Saat itu, ungkap mama Maria, orang-orang kampung Bola dan sekitarnya takut melihat orang asing apalagi berkulit putih karena takut diculik. Tetapi, Moan Baluk menjelaskan kepada masyarakat, rombongan bangsa Portugis adalah orang baik.
Mendengar penjelasan itu, masyarakat dari pegunungan pun beramai-ramai turun ke pantai membawa hasil panen seperti pisang dan singkong untuk disantap bersama.
Setelah makan, masyarakat bersama bangsa Portugis menancapkan salib dari pohon lontar berukuran besar di atas batu karang yang selanjutnya disebut Watu Krus (Batu Salib).
"Tujuannya agar diketahui di daerah ini dulu pernah dimasuki bangsa Portugis. Di sini mereka menyebarkan agama dan membaptis orang-orang di sekitar Bola dan bagian Timur Sikka. Mereka pun membangun gereja Katolik di sini," kata Maria.
Dulu, menurut Maria, di atas Batu Salib itu ada jejak telapak kaki berukuran besar. Tetapi, jejak kaki tersebut telah diambil orang luar negeri dan dibawa ke negerinya. Selain itu juga, di atas Batu Salib itu ditemukan Alkitab, piring, dan periuk.

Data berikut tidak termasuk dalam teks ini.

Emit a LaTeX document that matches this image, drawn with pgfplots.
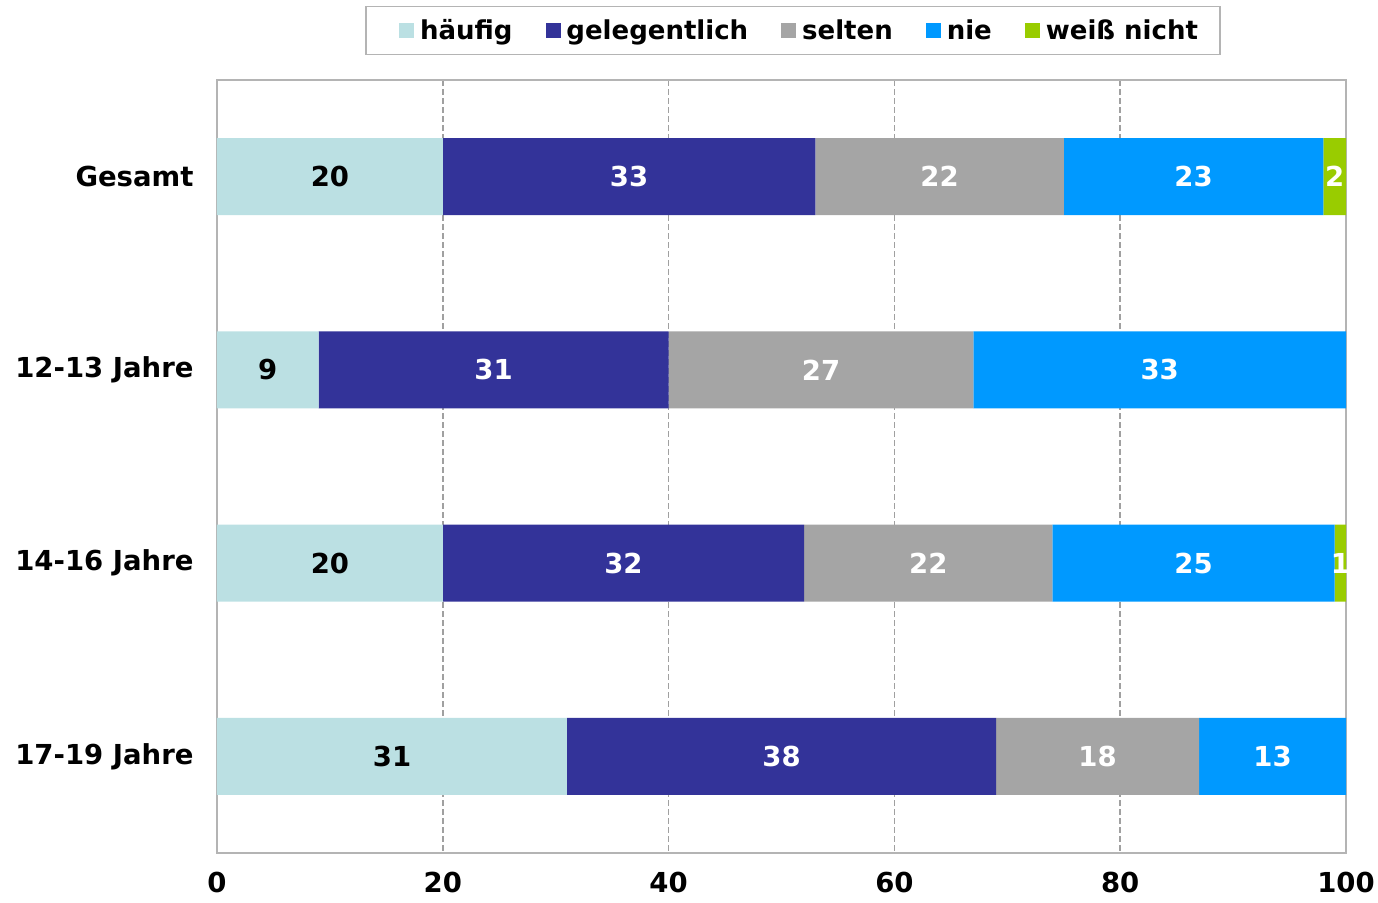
\documentclass[border=0pt]{standalone}
\usepackage{fontspec}
\setmainfont{DejaVu Sans}
\usepackage{pgfplots}
\pgfplotsset{compat=1.18}
\definecolor{haeufig}{HTML}{BBE0E3}
\definecolor{gelegentlich}{HTML}{333399}
\definecolor{selten}{HTML}{A5A5A5}
\definecolor{nie}{HTML}{0099FF}
\definecolor{weiss}{HTML}{99CC00}
\definecolor{gridc}{HTML}{A0A0A0}
\definecolor{framec}{HTML}{B4B4B4}
\pgfplotsset{
  legimg/.style={legend image code/.code={\fill[##1] (0pt,-7.5pt) rectangle (15pt,7.5pt);}},
  legimgfirst/.style={legend image code/.code={\path (-11pt,0pt); \fill[##1] (0pt,-7.5pt) rectangle (15pt,7.5pt);}}
}
\begin{document}
\begin{tikzpicture}
\useasboundingbox (-217pt,-49pt) rectangle (1161pt,853pt);
\begin{axis}[
  at={(0,0)}, anchor=south west,
  scale only axis, width=1129pt, height=773pt,
  xbar stacked, bar width=77pt,
  xmin=0, xmax=100, ymin=-0.5, ymax=3.5, y dir=reverse,
  xtick={0,20,40,60,80,100},
  ytick={0,1,2,3},
  yticklabels={Gesamt,12-13 Jahre,14-16 Jahre,17-19 Jahre},
  major tick length=0pt,
  xmajorgrids,
  grid style={gridc, dash pattern=on 6pt off 3pt, line width=1.5pt},
  axis line style={framec, line width=1.5pt},
  tick label style={font=\fontsize{27.5}{32}\selectfont\bfseries},
  /pgf/number format/assume math mode=true,
  xticklabel style={yshift=-16pt},
  yticklabel style={xshift=-20pt},
  legend columns=5,
  legend style={at={(0.5102,1.0323)}, anchor=south, draw=framec, line width=1.2pt,
    font=\fontsize{26}{30}\selectfont\bfseries,
    nodes={inner sep=0pt},
    inner xsep=22pt, inner ysep=13pt,
    /tikz/every odd column/.append style={column sep=6pt},
    /tikz/every even column/.append style={column sep=33pt}},
]
\addplot[fill=haeufig, draw=none, legimgfirst] coordinates {(20,0) (9,1) (20,2) (31,3)};
\addlegendentry{häufig}
\addplot[fill=gelegentlich, draw=none, legimg] coordinates {(33,0) (31,1) (32,2) (38,3)};
\addlegendentry{gelegentlich}
\addplot[fill=selten, draw=none, legimg] coordinates {(22,0) (27,1) (22,2) (18,3)};
\addlegendentry{selten}
\addplot[fill=nie, draw=none, legimg] coordinates {(23,0) (33,1) (25,2) (13,3)};
\addlegendentry{nie}
\addplot[fill=weiss, draw=none, legimg] coordinates {(2,0) (0,1) (1,2) (0,3)};
\addlegendentry{weiß nicht}
\end{axis}
\begin{axis}[
  at={(0,0)}, anchor=south west,
  scale only axis, width=1129pt, height=773pt,
  xmin=0, xmax=100, ymin=-0.5, ymax=3.5, y dir=reverse,
  hide axis,
  nodes near coords style={anchor=center, font=\fontsize{27.5}{32}\selectfont\bfseries},
]
\addplot[draw=none, mark=none, nodes near coords, point meta=explicit symbolic,
  nodes near coords style={text=black}]
  coordinates {(10,0) [20] (4.5,1) [9] (10,2) [20] (15.5,3) [31]};
\addplot[draw=none, mark=none, nodes near coords, point meta=explicit symbolic,
  nodes near coords style={text=white}]
  coordinates {(36.5,0) [33] (64,0) [22] (86.5,0) [23] (99,0) [2]
               (24.5,1) [31] (53.5,1) [27] (83.5,1) [33]
               (36,2) [32] (63,2) [22] (86.5,2) [25] (99.5,2) [1]
               (50,3) [38] (78,3) [18] (93.5,3) [13]};
\end{axis}
\end{tikzpicture}
\end{document}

Maria menuturkan, dari dulu, di saat musim kemarau berkepanjangan, masyarakat di Bola ramai-ramai datang berdoa di Batu Salib meminta hujan.
"Masyarakat datang berdoa minta hujan. Biasanya selama 9 hari. Tetapi, kalau hujan sudah turun terkadang sampai 3 hari saja. Hujan pasti turun. Kebisaan ini terus dilakukan sampai sekarang. Masyarakat percaya itu," tutur Maria.
"Ada juga warga yang datang berdoa secara pribadi di situ. Menyampaikan intensi khusus. Dan pasti terkabulkan. Itu sudah terbukti," sambung Maria.